Copy exactly the lines from the one containing "Write a component" through the one containing "const pt = (c, r, a)", both included, and leave out any pictures.

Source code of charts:
'''

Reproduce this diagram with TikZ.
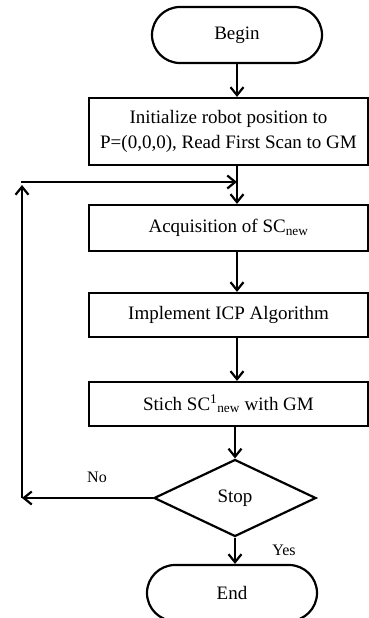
\documentclass[tikz,border=0pt]{standalone}
\usepackage{fontspec}
\setmainfont{Liberation Serif}
\usetikzlibrary{positioning,arrows.meta,shapes.geometric,shapes.misc}

\tikzset{
  flow/.style={line width=2.2pt,-{Straight Barb[length=8pt,width=13pt,line width=2.2pt]}},
  termbox/.style={rounded rectangle,draw,line width=2.2pt,minimum width=170pt,minimum height=56pt,inner sep=0pt},
  procbox/.style={rectangle,draw,line width=2.2pt,minimum width=279pt,inner sep=0pt,align=center},
  testbox/.style={diamond,draw,line width=2.2pt,minimum width=162pt,minimum height=77pt,inner sep=0pt},
  lbl/.style={font=\fontsize{16}{19}\selectfont}
}

\begin{document}
\begin{tikzpicture}[x=1pt,y=-1pt,font=\fontsize{19}{25}\selectfont]
\useasboundingbox[fill=white] (0,0) rectangle (369,618);

% terminals and steps
\node[termbox] (begin) at (237,35) {Begin};
\node[procbox,minimum height=67pt] (init) at (228.5,131.5) {Initialize robot position to\\P=(0,0,0), Read First Scan to GM};
\node[procbox,minimum height=46pt] (acq) at (228.5,228) {Acquisition of SC\textsubscript{new}};
\node[procbox,minimum height=44pt] (icp) at (228.5,315) {Implement ICP Algorithm};
\node[procbox,minimum height=44pt] (stich) at (228.5,404) {Stich SC\textsuperscript{1}\textsubscript{new} with GM};
\node[testbox] (stop) at (235,498) {Stop};
\node[termbox] (end) at (232,593) {End};

% loop corners
\coordinate (loopL) at (22,498);
\coordinate (loopU) at (22,185);
\coordinate (loopT) at (21,182);

% connectors
\draw[flow] (begin.south) -- (begin.south |- init.north);
\draw[flow] (begin.south |- init.south) -- (begin.south |- acq.north);
\draw[flow] (begin.south |- acq.south) -- (begin.south |- icp.north);
\draw[flow] (begin.south |- icp.south) -- (begin.south |- stich.north);
\draw[flow] (stop.north |- stich.south) -- (stop.north);
\draw[flow] (stop.south) -- (stop.south |- end.north);
\draw[flow] (stop.west) -- (loopL);
\draw[flow] (loopL) -- (loopU);
\draw[flow] (loopT) -- (loopT -| begin.south);

% labels
\node[lbl] (no) at (97,477) {No};
\node[lbl] (yes) at (284,550) {Yes};
\end{tikzpicture}
\end{document}
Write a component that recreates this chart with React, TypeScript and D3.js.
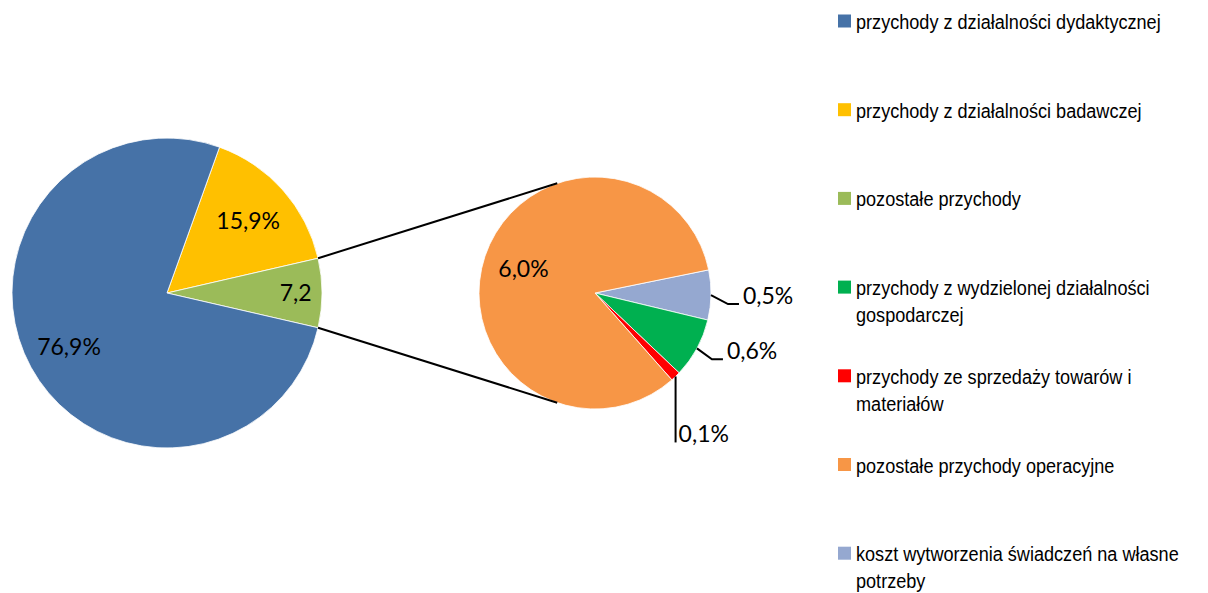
import React from "react";
import * as d3 from "d3";

// legend order
const categories = [
  "przychody z działalności dydaktycznej",
  "przychody z działalności badawczej",
  "pozostałe przychody",
  "przychody z wydzielonej działalności gospodarczej",
  "przychody ze sprzedaży towarów i materiałów",
  "pozostałe przychody operacyjne",
  "koszt wytworzenia świadczeń na własne potrzeby",
];
const legendLines = [
  ["przychody z działalności dydaktycznej"],
  ["przychody z działalności badawczej"],
  ["pozostałe przychody"],
  ["przychody z wydzielonej działalności", "gospodarczej"],
  ["przychody ze sprzedaży towarów i", "materiałów"],
  ["pozostałe przychody operacyjne"],
  ["koszt wytworzenia świadczeń na własne", "potrzeby"],
];
const colors = ["#4672A7", "#FFC000", "#9BBB59", "#00B050", "#FF0000", "#F79646", "#95A8D0"];

// main pie (clockwise from yellow)
const mainIdx = [1, 2, 0];
const mainValues = [15.9, 7.2, 76.9];
const mainLabels = ["15,9%", "7,2", "76,9%"];

// secondary pie (clockwise from light blue)
const subIdx = [6, 3, 4, 5];
const subValues = [0.5, 0.6, 0.1, 6.0];
const subLabels = ["0,5%", "0,6%", "0,1%", "6,0%"];

const W = 1208;
const H = 593;
const deg = Math.PI / 180;

export default function App() {
  const c1 = { x: 167, y: 293 };
  const r1 = 155;
  const c2 = { x: 595, y: 293 };
  const r2 = 116;

  const total = d3.sum(mainValues);
  const start1 = Math.PI / 2 - ((mainValues[0] + mainValues[1] / 2) / total) * 2 * Math.PI;
  const pie1 = d3
    .pie<number>()
    .sort(null)
    .value((d) => d)
    .startAngle(start1)
    .endAngle(start1 + 2 * Math.PI);
  const arcs1 = pie1(mainValues);

  const start2 = 78.5 * deg;
  const pie2 = d3
    .pie<number>()
    .sort(null)
    .value((d) => d)
    .startAngle(start2)
    .endAngle(start2 + 2 * Math.PI);
  const arcs2 = pie2(subValues);

  const arc1 = d3.arc<d3.PieArcDatum<number>>().innerRadius(0).outerRadius(r1);
  const arc2 = d3.arc<d3.PieArcDatum<number>>().innerRadius(0).outerRadius(r2);

  const pt = (c, r, a) => [c.x + r * Math.sin(a), c.y - r * Math.cos(a)];

  // green slice edges -> secondary pie
  const g = arcs1[1];
  const a0 = pt(c1, r1, g.startAngle);
  const a1 = pt(c1, r1, g.endAngle);
  const b0 = pt(c2, r2, -19 * deg);
  const b1 = pt(c2, r2, 199 * deg);

  const labelFont = "Lato, 'Open Sans', sans-serif";
  const legendFont = "'Liberation Sans', Arial, sans-serif";

  // leader offsets for outside labels of secondary pie
  const leaders = [
    { elbow: [17, 9], run: 11, vertical: false },
    { elbow: [15, 11], run: 11, vertical: false },
    { elbow: [0, 66], run: 0, vertical: true },
  ];

  return (
    <svg width={W} height={H} style={{ position: "absolute", left: 0, top: 0 }}>
      <rect width={W} height={H} fill="#fff" />
      <g transform={`translate(${c1.x},${c1.y})`}>
        {arcs1.map((a, i) => (
          <path key={i} d={arc1(a) || ""} fill={colors[mainIdx[i]]} stroke="#fff" strokeWidth={0.8} />
        ))}
      </g>
      <g transform={`translate(${c2.x},${c2.y})`}>
        {arcs2.map((a, i) => (
          <path key={i} d={arc2(a) || ""} fill={colors[subIdx[i]]} stroke="#fff" strokeWidth={0.8} />
        ))}
      </g>
      <line x1={a0[0]} y1={a0[1]} x2={b0[0]} y2={b0[1]} stroke="#000" strokeWidth={2} />
      <line x1={a1[0]} y1={a1[1]} x2={b1[0]} y2={b1[1]} stroke="#000" strokeWidth={2} />

      {arcs1.map((a, i) => {
        const mid = (a.startAngle + a.endAngle) / 2;
        const k = i === 1 ? 0.83 : i === 0 ? 0.7 : 0.72;
        const [x, y] = pt(c1, r1 * k, mid);
        return (
          <text key={i} x={x} y={y} dy="0.36em" textAnchor="middle" fontFamily={labelFont} fontSize={23} fill="#000">
            {mainLabels[i]}
          </text>
        );
      })}

      {arcs2.map((a, i) => {
        const mid = (a.startAngle + a.endAngle) / 2;
        if (i === 3) {
          const [x, y] = pt(c2, r2 * 0.65, mid);
          return (
            <text key={i} x={x} y={y} dy="0.36em" textAnchor="middle" fontFamily={labelFont} fontSize={23} fill="#000">
              {subLabels[i]}
            </text>
          );
        }
        const L = leaders[i];
        const [x0, y0] = pt(c2, r2, mid);
        const x1 = x0 + L.elbow[0];
        const y1 = y0 + L.elbow[1];
        const x2 = x1 + L.run;
        return (
          <g key={i}>
            <path d={`M${x0},${y0}L${x1},${y1}L${x2},${y1}`} fill="none" stroke="#000" strokeWidth={2} />
            <text x={x2 + (L.vertical ? 3 : 4)} y={y1} fontFamily={labelFont} fontSize={23} fill="#000">
              {subLabels[i]}
            </text>
          </g>
        );
      })}

      {categories.map((c, i) => {
        const cy = 21 + i * 88.7;
        return (
          <g key={c}>
            <rect x={838} y={cy - 6.5} width={13} height={13} fill={colors[i]} />
            {legendLines[i].map((line, j) => (
              <text
                key={j}
                transform={`translate(856,${cy + 8 + j * 27}) scale(0.905,1)`}
                fontFamily={legendFont}
                fontSize={20}
                fill="#000"
              >
                {line}
              </text>
            ))}
          </g>
        );
      })}
    </svg>
  );
}
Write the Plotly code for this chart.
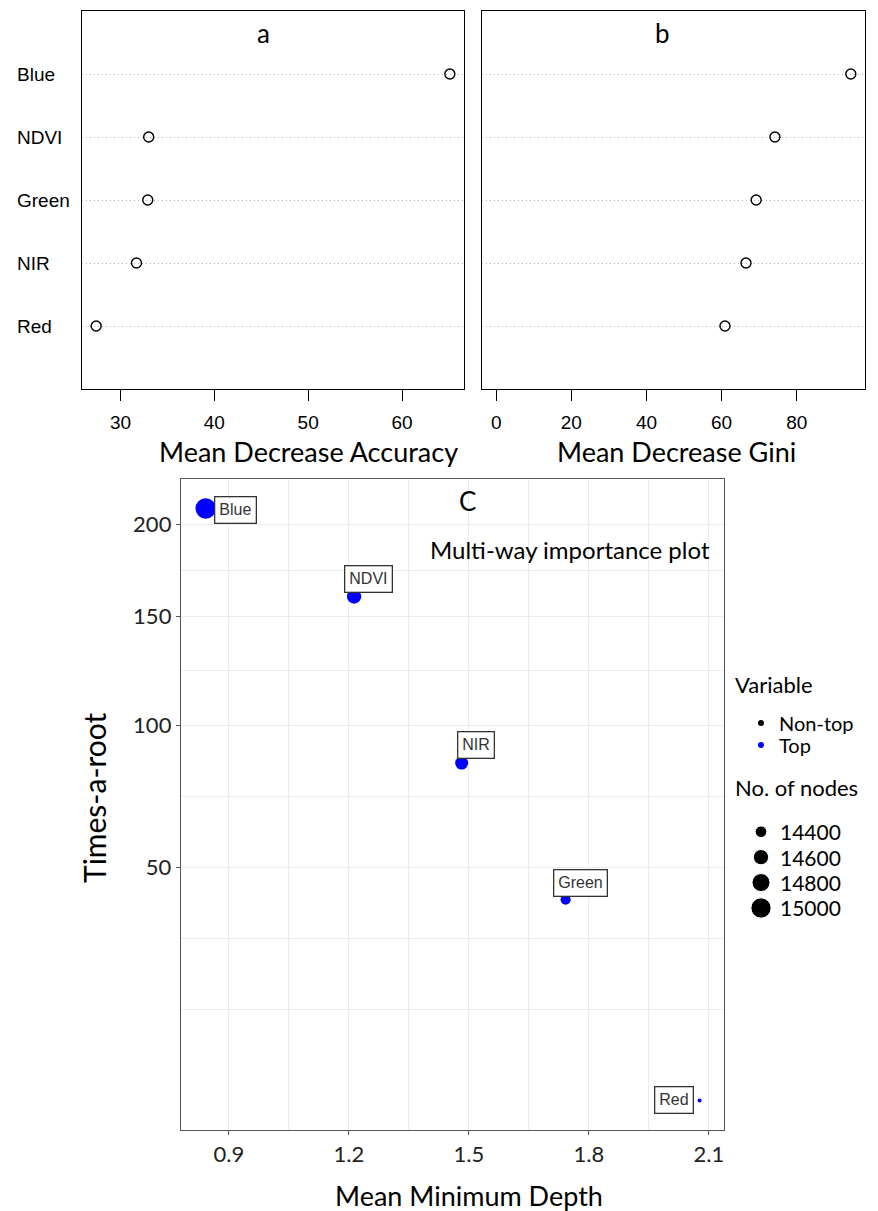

'''

EXPECTED OUTPUT:
Write a component that recreates this chart with React, TypeScript and D3.js.
import React from "react";
import * as d3 from "d3";

// legend order
const categories = [
  "przychody z działalności dydaktycznej",
  "przychody z działalności badawczej",
  "pozostałe przychody",
  "przychody z wydzielonej działalności gospodarczej",
  "przychody ze sprzedaży towarów i materiałów",
  "pozostałe przychody operacyjne",
  "koszt wytworzenia świadczeń na własne potrzeby",
];
const legendLines = [
  ["przychody z działalności dydaktycznej"],
  ["przychody z działalności badawczej"],
  ["pozostałe przychody"],
  ["przychody z wydzielonej działalności", "gospodarczej"],
  ["przychody ze sprzedaży towarów i", "materiałów"],
  ["pozostałe przychody operacyjne"],
  ["koszt wytworzenia świadczeń na własne", "potrzeby"],
];
const colors = ["#4672A7", "#FFC000", "#9BBB59", "#00B050", "#FF0000", "#F79646", "#95A8D0"];

// main pie (clockwise from yellow)
const mainIdx = [1, 2, 0];
const mainValues = [15.9, 7.2, 76.9];
const mainLabels = ["15,9%", "7,2", "76,9%"];

// secondary pie (clockwise from light blue)
const subIdx = [6, 3, 4, 5];
const subValues = [0.5, 0.6, 0.1, 6.0];
const subLabels = ["0,5%", "0,6%", "0,1%", "6,0%"];

const W = 1208;
const H = 593;
const deg = Math.PI / 180;

export default function App() {
  const c1 = { x: 167, y: 293 };
  const r1 = 155;
  const c2 = { x: 595, y: 293 };
  const r2 = 116;

  const total = d3.sum(mainValues);
  const start1 = Math.PI / 2 - ((mainValues[0] + mainValues[1] / 2) / total) * 2 * Math.PI;
  const pie1 = d3
    .pie<number>()
    .sort(null)
    .value((d) => d)
    .startAngle(start1)
    .endAngle(start1 + 2 * Math.PI);
  const arcs1 = pie1(mainValues);

  const start2 = 78.5 * deg;
  const pie2 = d3
    .pie<number>()
    .sort(null)
    .value((d) => d)
    .startAngle(start2)
    .endAngle(start2 + 2 * Math.PI);
  const arcs2 = pie2(subValues);

  const arc1 = d3.arc<d3.PieArcDatum<number>>().innerRadius(0).outerRadius(r1);
  const arc2 = d3.arc<d3.PieArcDatum<number>>().innerRadius(0).outerRadius(r2);

  const pt = (c, r, a) => [c.x + r * Math.sin(a), c.y - r * Math.cos(a)];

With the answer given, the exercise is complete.